Paper No. 199-12
Presentation Time: 9:00 AM-6:30 PM
PARTIAL MELTING OF ECLOGITE DUE TO PROGRADE BREAKDOWN OF AMPHIBOLE: AN EXAMPLE FROM THE ALGONQUIN TERRANE, WESTERN GRENVILLE PROVINCE, CANADA
Retrogressed eclogites from the Algonquin terrane in the western Grenville Province, Canada, were studied to better understand the partial melting of metabasite at high pressure. The studied samples contain the peak mineral assemblage garnet, omphacite, biotite, plagioclase, and rutile coexisting with melt, but amphibole and phengite were present on the prograde path due to crystallized mineral inclusions in garnet. Both microscale and mesoscale textures show that the eclogites were partially melted. Melt-related textures, such as polymineralic inclusions, cuspate textures and neoblasts, demonstrate that pockets of melt were present in the eclogites. Polymineralic inclusions of plagioclase + K-feldspar + ilmenite ± amphibole ± biotite ± apatite in garnet crystallized from melt, which was captured during garnet growth. Sharp cuspate boundaries from plagioclase to other phases (e.g. garnet and clinopyroxene) mimic the original melt-solid interface. Neoblasts of garnet with euhedral crystal faces were formed as a peritectic phase during melting of the eclogites.

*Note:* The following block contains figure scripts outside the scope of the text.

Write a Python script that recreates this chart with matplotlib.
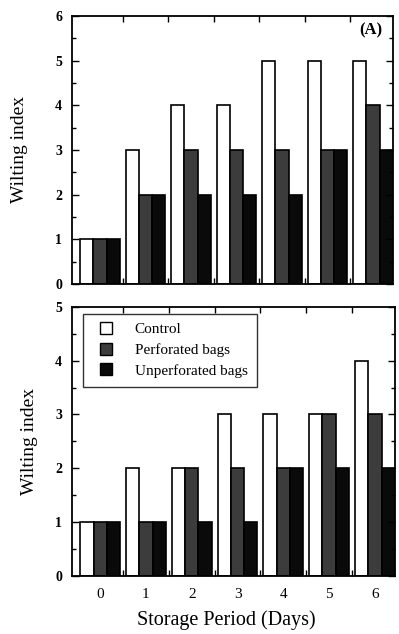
import numpy as np
import matplotlib
matplotlib.use('Agg')
import matplotlib.pyplot as plt
from matplotlib.lines import Line2D

plt.rcParams['font.family'] = ['Liberation Serif', 'DejaVu Serif']

days = [0, 1, 2, 3, 4, 5, 6]
labels = ['Control', 'Perforated bags', 'Unperforated bags']

# panel A
ctrl_a = [1, 3, 4, 4, 5, 5, 5]
perf_a = [1, 2, 3, 3, 3, 3, 4]
unperf_a = [1, 2, 2, 2, 2, 3, 3]

# panel B
ctrl_b = [1, 2, 2, 3, 3, 3, 4]
perf_b = [1, 1, 2, 2, 2, 3, 3]
unperf_b = [1, 1, 1, 1, 2, 2, 2]

colors = ['white', '#3c3c3c', '#0a0a0a']
w = 0.29
x = np.array(days)

fig = plt.figure(figsize=(3.99, 6.34), dpi=100)
ax1 = fig.add_axes([0.180, 0.552, 0.805, 0.423])
ax2 = fig.add_axes([0.180, 0.092, 0.810, 0.424])

def draw(ax, series, ymax):
    for i, s in enumerate(series):
        ax.bar(x + (i - 1) * w, s, w, color=colors[i], edgecolor='black',
               linewidth=1.2, label=labels[i])
    ax.set_xlim(-0.62, 6.44)
    ax.set_ylim(0, ymax)
    ax.set_yticks(range(ymax + 1))
    ax.set_yticks(np.arange(0.5, ymax, 1.0), minor=True)
    # ticks between the day groups, labels at the group centres
    ax.set_xticks(days)
    ax.set_xticks(np.arange(0.5, 6.0, 1.0), minor=True)
    ax.tick_params(axis='x', which='major', length=0, pad=9)
    ax.tick_params(axis='x', which='minor', direction='in', top=True,
                   bottom=True, length=4, width=1)
    ax.tick_params(axis='y', which='both', direction='in', left=True,
                   right=True, width=1, pad=7)
    ax.tick_params(axis='y', which='major', length=5)
    ax.tick_params(axis='y', which='minor', length=3)
    for sp in ax.spines.values():
        sp.set_linewidth(1.3)
    ax.set_ylabel('Wilting index', fontsize=14)
    for t in ax.get_yticklabels():
        t.set_fontweight('bold')
        t.set_fontsize(10)

draw(ax1, [ctrl_a, perf_a, unperf_a], 6)
ax1.set_xticklabels([])
ax1.yaxis.set_label_coords(-0.135, 0.5)
ax1.text(0.966, 0.975, '(A)', transform=ax1.transAxes, ha='right', va='top',
         fontsize=12, fontweight='bold')

draw(ax2, [ctrl_b, perf_b, unperf_b], 5)
ax2.yaxis.set_label_coords(-0.105, 0.5)
ax2.set_xticklabels([str(d) for d in days], fontsize=11)
ax2.set_xlabel('Storage Period (Days)', fontsize=14.5)
ax2.xaxis.set_label_coords(0.477, -0.128)

# small square swatches in the legend
handles = [Line2D([], [], ls='none', marker='s', markersize=8,
                  markerfacecolor=c, markeredgecolor='black', markeredgewidth=1.0)
           for c in colors]
leg = ax2.legend(handles, labels, loc='upper left', bbox_to_anchor=(0.034, 0.975),
                 fontsize=11, frameon=True, fancybox=False, edgecolor='black',
                 handlelength=1.9, borderpad=0.6, labelspacing=0.45,
                 handletextpad=0.9, borderaxespad=0.0)
leg.get_frame().set_linewidth(1.0)

fig.savefig('out.png', dpi=100)
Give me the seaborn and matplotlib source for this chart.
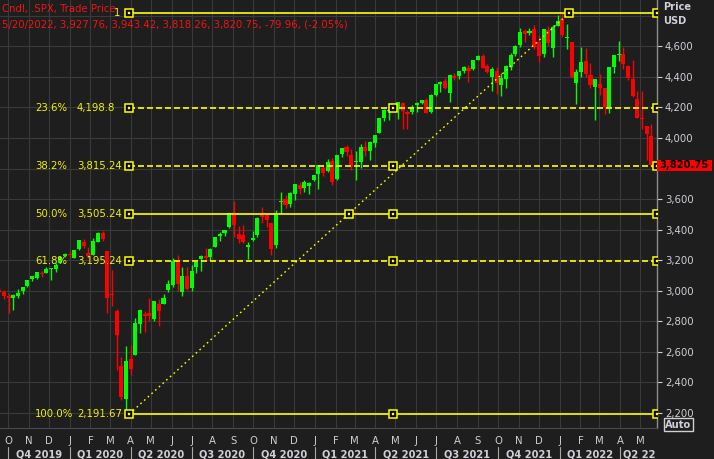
import matplotlib
matplotlib.use("Agg")
import matplotlib.pyplot as plt
import matplotlib.dates as mdates
import matplotlib.transforms as mtransforms
from matplotlib.patches import Rectangle
import numpy as np
import pandas as pd
import seaborn as sns

# ---------------- data (weekly candles) ----------------
week_start = pd.date_range("2019-09-16", periods=140, freq="7D")

wk_open = [3001, 2994, 2967, 2950, 2965, 2996, 3032, 3078, 3080, 3118, 3117, 3143, 3141, 3183, 3226, 3240,
           3217, 3271, 3321, 3248, 3236, 3319, 3379, 3257, 2974, 2864, 2509, 2290, 2555, 2578, 2782, 2845,
           2854, 2815, 2915, 2913, 3005, 3038, 3199, 2993, 3094, 3018, 3155, 3205, 3224, 3219, 3289, 3356,
           3380, 3418, 3509, 3370, 3363, 3285, 3334, 3367, 3500, 3494, 3441, 3296, 3583, 3600, 3566, 3634,
           3694, 3675, 3684, 3723,
           3764, 3803, 3781, 3851, 3732, 3892, 3939, 3886, 3842, 3844, 3943, 3916, 3969, 4034, 4130, 4179,
           4185, 4192, 4228, 4169, 4170, 4216, 4229, 4248, 4173, 4284, 4356, 4372, 4297, 4409, 4406, 4437,
           4461, 4450, 4514, 4535, 4474, 4402, 4442, 4348, 4385, 4463, 4553, 4611, 4701, 4689, 4712, 4628,
           4548, 4710, 4587, 4733,
           4778, 4655, 4632, 4357, 4431, 4505, 4412, 4332, 4354, 4327, 4188, 4462, 4541, 4547, 4474, 4385,
           4256, 4131, 4081, 4013]
wk_high = [3022, 3002, 2983, 2975, 3008, 3027, 3066, 3097, 3120, 3127, 3154, 3150, 3183, 3226, 3248, 3258,
           3268, 3330, 3337, 3286, 3347, 3385, 3393, 3259, 3136, 2882, 2563, 2637, 2642, 2818, 2880, 2868,
           2955, 2934, 2945, 2980, 3068, 3212, 3233, 3155, 3155, 3165, 3186, 3235, 3280, 3279, 3352, 3387,
           3399, 3509, 3588, 3426, 3429, 3321, 3393, 3482, 3550, 3502, 3441, 3529, 3645, 3628, 3645, 3700,
           3712, 3726, 3711, 3760,
           3826, 3823, 3861, 3870, 3887, 3937, 3951, 3928, 3915, 3960, 3983, 3978, 4020, 4130, 4191, 4195,
           4219, 4238, 4237, 4186, 4219, 4234, 4250, 4261, 4286, 4356, 4372, 4393, 4415, 4429, 4441, 4470,
           4480, 4510, 4545, 4549, 4486, 4466, 4465, 4429, 4475, 4559, 4608, 4718, 4714, 4718, 4743, 4672,
           4713, 4731, 4741, 4808,
           4819, 4749, 4632, 4453, 4595, 4590, 4490, 4385, 4416, 4327, 4465, 4546, 4637, 4594, 4475, 4513,
           4308, 4308, 4081, 4091]
wk_low = [2985, 2946, 2856, 2874, 2952, 2976, 3023, 3066, 3078, 3091, 3115, 3070, 3124, 3183, 3222, 3212,
          3214, 3263, 3281, 3214, 3234, 3316, 3328, 2855, 2901, 2479, 2281, 2192, 2447, 2578, 2725, 2728,
          2802, 2798, 2766, 2913, 2990, 3025, 2999, 2965, 3004, 3000, 3115, 3127, 3200, 3204, 3284, 3328,
          3355, 3410, 3349, 3310, 3314, 3209, 3324, 3354, 3440, 3415, 3234, 3279, 3511, 3543, 3549, 3594,
          3633, 3647, 3636, 3716,
          3663, 3749, 3777, 3694, 3725, 3874, 3885, 3789, 3723, 3806, 3885, 3853, 3940, 4034, 4114, 4118,
          4174, 4123, 4057, 4062, 4155, 4168, 4220, 4165, 4165, 4274, 4299, 4321, 4233, 4382, 4385, 4425,
          4367, 4448, 4513, 4456, 4428, 4306, 4288, 4278, 4329, 4448, 4537, 4595, 4630, 4672, 4585, 4495,
          4532, 4600, 4531, 4733,
          4662, 4582, 4395, 4223, 4398, 4401, 4327, 4115, 4279, 4157, 4161, 4425, 4506, 4450, 4382, 4267,
          4129, 4062, 3859, 3811]
wk_close = [2992, 2962, 2952, 2970, 2986, 3023, 3067, 3093, 3120, 3110, 3141, 3146, 3169, 3221, 3240, 3235,
            3265, 3330, 3295, 3226, 3328, 3380, 3338, 2954, 2972, 2711, 2305, 2541, 2489, 2790, 2875, 2837,
            2831, 2930, 2864, 2955, 3044, 3194, 3041, 3097, 3009, 3130, 3185, 3225, 3216, 3271, 3351, 3373,
            3397, 3508, 3427, 3341, 3319, 3298, 3348, 3477, 3484, 3465, 3270, 3510, 3585, 3558, 3638, 3699,
            3663, 3709, 3703, 3756,
            3825, 3768, 3841, 3714, 3887, 3934, 3907, 3811, 3842, 3943, 3913, 3975, 4020, 4129, 4185, 4180,
            4181, 4233, 4174, 4156, 4204, 4230, 4247, 4166, 4281, 4352, 4370, 4327, 4412, 4395, 4436, 4468,
            4442, 4509, 4535, 4459, 4433, 4455, 4357, 4391, 4471, 4545, 4605, 4697, 4683, 4698, 4595, 4538,
            4712, 4621, 4726, 4766,
            4677, 4663, 4398, 4432, 4501, 4419, 4349, 4385, 4329, 4204, 4463, 4543, 4546, 4488, 4393, 4272,
            4132, 4123, 4024, 3820.75]

fib_pct = ["0.0%", "23.6%", "38.2%", "50.0%", "61.8%", "100.0%"]
fib_val = [4818.81, 4198.8, 3815.24, 3505.24, 3195.24, 2191.67]
fib_txt = ["4,818.81", "4,198.8", "3,815.24", "3,505.24", "3,195.24", "2,191.67"]
fib_solid = [True, False, False, True, False, True]
fib_low_date = "2020-03-30"
fib_high_date = "2022-01-15"
top_label_visible = "1"   # only the last digit of the 0.0% label shows beside the header

price_ticks = [2200, 2400, 2600, 2800, 3000, 3200, 3400, 3600, 3800, 4000, 4200, 4400, 4600]
month_letters = ["O", "N", "D", "J", "F", "M", "A", "M", "J", "J", "A", "S", "O", "N", "D",
                 "J", "F", "M", "A", "M", "J", "J", "A", "S", "O", "N", "D", "J", "F", "M", "A", "M"]
quarter_names = ["Q4 2019", "Q1 2020", "Q2 2020", "Q3 2020", "Q4 2020", "Q1 2021",
                 "Q2 2021", "Q3 2021", "Q4 2021", "Q1 2022", "Q2 22"]

header1 = "Cndl, .SPX, Trade Price"
header2 = "5/20/2022, 3,927.76, 3,943.42, 3,818.26, 3,820.75, -79.96, (-2.05%)"
last_price = 3820.75
last_text = "3,820.75"

# ---------------- style ----------------
BG = "#1e1e1e"
GRID = "#3a3a3a"
GREEN = "#00ff00"
RED = "#ff0000"
YEL = "#ffff00"
YEL_T = "#f2f200"
AXTXT = "#cfcfd8"
HDR = "#f01414"

sns.set_theme(style="dark", rc={"axes.facecolor": BG, "figure.facecolor": BG})
plt.rcParams["font.family"] = ["DejaVu Sans"]
plt.rcParams["font.size"] = 7.3

W, H = 714, 459
AX_R, AX_B = 657, 428
fig = plt.figure(figsize=(W / 100, H / 100), dpi=100)
fig.patch.set_facecolor(BG)
ax = fig.add_axes([0, 1 - AX_B / H, AX_R / W, AX_B / H])
ax.set_facecolor(BG)

PX_PER_DAY = 0.6703
d0 = mdates.date2num(pd.Timestamp("2019-10-01"))
xmin = d0 - 8 / PX_PER_DAY
xmax = d0 + (AX_R - 8) / PX_PER_DAY
YMIN, YMAX = 2100.2, 4904.0

# ---------------- candles ----------------
df = pd.DataFrame({"date": week_start, "open": wk_open, "high": wk_high,
                   "low": wk_low, "close": wk_close})
xc = mdates.date2num(df["date"]) + 2
up = (df["close"] >= df["open"]).to_numpy()
cols = np.where(up, GREEN, RED)
ax.vlines(xc, df["low"], df["high"], colors=cols, lw=1.0, zorder=2)
body_h = np.maximum((df["close"] - df["open"]).abs().to_numpy(), 6)
body_b = np.minimum(df["open"], df["close"]).to_numpy()
ax.bar(xc, body_h, bottom=body_b, width=6.0, color=cols, linewidth=0, zorder=3)

# ---------------- fibonacci ----------------
xs = mdates.date2num(pd.Timestamp(fib_low_date))
xh = mdates.date2num(pd.Timestamp(fib_high_date))
x_mid = (xs + xmax) / 2
blend_y = mtransforms.blended_transform_factory(ax.transAxes, ax.transData)


def anchor(x, y):
    ax.plot([x], [y], marker="s", ms=5.2, mfc="#000000", mec=YEL, mew=1.1, zorder=7, ls="none")
    ax.plot([x], [y], marker="s", ms=1.8, mfc=YEL, mec=YEL, mew=0.3, zorder=8, ls="none")


for i, (pct, val, txt, solid) in enumerate(zip(fib_pct, fib_val, fib_txt, fib_solid)):
    ls = "-" if solid else (0, (3.6, 1.8))
    ax.plot([xs, xmax], [val, val], color=YEL, lw=1.2, ls=ls, zorder=5)
    anchor(xs, val)
    anchor(xmax, val)
    if i == 0:
        anchor(xh, val)
        ax.text(120.5 / AX_R, val, top_label_visible, transform=blend_y, color=YEL_T,
                va="center", ha="right", zorder=6)
        continue
    anchor(x_mid, val)
    ax.text(35 / AX_R, val, pct, transform=blend_y, color=YEL_T, va="center", ha="left", zorder=6)
    ax.text(77 / AX_R, val, txt, transform=blend_y, color=YEL_T, va="center", ha="left", zorder=6)

ax.plot([xs, xh], [fib_val[-1], fib_val[0]], color=YEL, lw=1.0, ls=(0, (1.2, 2.4)), zorder=5)
anchor((xs + xh) / 2, (fib_val[-1] + fib_val[0]) / 2)

# ---------------- axes ----------------
months = pd.date_range("2019-10-01", "2022-05-01", freq="MS")
ax.set_xticks(mdates.date2num(months))
ax.set_xticklabels(month_letters)
ax.tick_params(axis="x", length=2.2, width=0.8, color=AXTXT, labelcolor=AXTXT, pad=0.5, labelsize=7.3)
ax.spines["bottom"].set_position(("outward", 2.9))
ax.spines["bottom"].set_visible(False)
ax.spines["top"].set_visible(False)
ax.spines["left"].set_visible(False)
ax.spines["right"].set_color("#8c8c8c")
ax.spines["right"].set_linewidth(1.0)

ax.yaxis.tick_right()
ax.set_yticks(price_ticks)
# the 3,800 label sits behind the last-price tag
ax.set_yticklabels(["" if v == 3800 else f"{v:,}" for v in price_ticks])
ax.tick_params(axis="y", length=3.6, width=0.8, color=AXTXT, labelcolor=AXTXT, pad=2, labelsize=7.3)
ax.grid(True, color=GRID, lw=0.8, ls="-", zorder=0)
ax.axhline(4800, color=GRID, lw=0.8, zorder=0)
ax.set_axisbelow(True)

# quarter row
bt = mtransforms.blended_transform_factory(ax.transData, ax.transAxes)
qstarts = pd.date_range("2019-10-01", "2022-04-01", freq="QS")
qy = (AX_B - 457.5) / AX_B
for i, (qs, name) in enumerate(zip(qstarts, quarter_names)):
    x0 = mdates.date2num(qs)
    ax.plot([x0, x0], [(AX_B - 447) / AX_B, (AX_B - 460) / AX_B], transform=bt,
            color="#a8a8a8", lw=0.8, clip_on=False)
    if i < len(qstarts) - 1:
        x1 = mdates.date2num(qstarts[i + 1])
        ax.text((x0 + x1) / 2, qy, name, ha="center", va="baseline", weight="bold",
                color=AXTXT, transform=bt, clip_on=False, fontsize=7.1)
    else:
        ax.text(x0 + 3 / PX_PER_DAY, qy, name, ha="left", va="baseline", weight="bold",
                color=AXTXT, transform=bt, clip_on=False, fontsize=7.1)

ax.set_xlim(xmin, xmax)
ax.set_ylim(YMIN, YMAX)

# bottom border of plot area
fig.add_artist(plt.Line2D([0, AX_R / W], [1 - AX_B / H] * 2, color="#4a4a4a", lw=0.8))

# ---------------- header & labels ----------------
fig.text(2 / W, 1 - 11.7 / H, header1, color=HDR, va="baseline", ha="left", fontsize=7.3)
fig.text(2 / W, 1 - 27.7 / H, header2, color=HDR, va="baseline", ha="left", fontsize=7.3)

fig.text(663 / W, 1 - 9.5 / H, "Price", color=AXTXT, weight="bold", va="baseline", ha="left", fontsize=7.1)
fig.text(663 / W, 1 - 24.5 / H, "USD", color=AXTXT, weight="bold", va="baseline", ha="left", fontsize=7.1)

# last price tag
y_last_px = (YMAX - last_price) / (YMAX - YMIN) * AX_B
fig.add_artist(Rectangle((AX_R / W, 1 - (y_last_px + 5.5) / H), 55 / W, 11 / H,
                         transform=fig.transFigure, fc="#ff0000", ec="none"))
fig.text(659 / W, 1 - y_last_px / H, last_text, color="#000000", weight="bold",
         va="center", ha="left", fontsize=7.2)

fig.text(678.5 / W, 1 - 424.5 / H, "Auto", color=AXTXT, weight="bold", va="center", ha="center",
         fontsize=7.1, bbox=dict(boxstyle="square,pad=0.12", fc=BG, ec="#d0d0d0", lw=1))

fig.savefig("out.png", dpi=100, facecolor=BG)
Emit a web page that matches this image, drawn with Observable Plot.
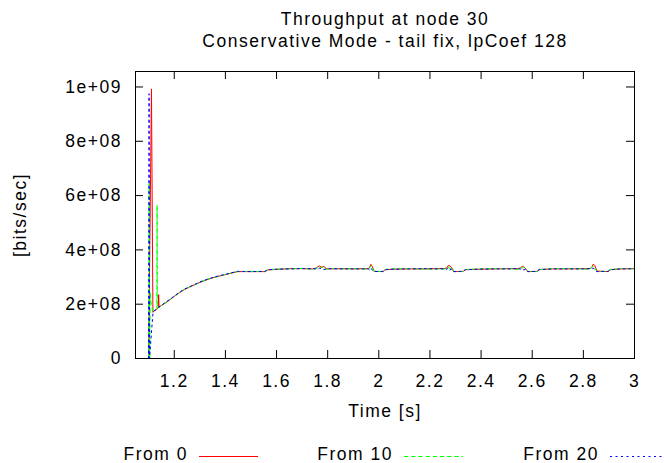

Leucocratic veins without external connections, present in the eclogite pod at outcrop scale, are interpreted as crystallized melt pockets which derived internally. Pseudosection modeling of one eclogite sample considering chemically zoned garnet yielded a prograde pressure-temperature (P-T) path from 1.5 GPa, 700 °C to 1.75 GPa, 780 °C, both under suprasolidus conditions. Along this prograde path, modal percentages of garnet and melt increased in response to the breakdown of amphibole along with minor involvement of phengite. The calculated melt composition is consistent with the crystallized trondhjemitic melt documented in the samples. The melt in the modeled rock crystallized during exhumation to P-T conditions of 0.6–0.8 GPa, 710–750 °C, which were estimated using empirical thermobarometry. This study shows that eclogites from Proterozoic collisional orogens can be partially melted on the prograde path, contributing to differentiation of lower continental crust and leading to crustal weakening.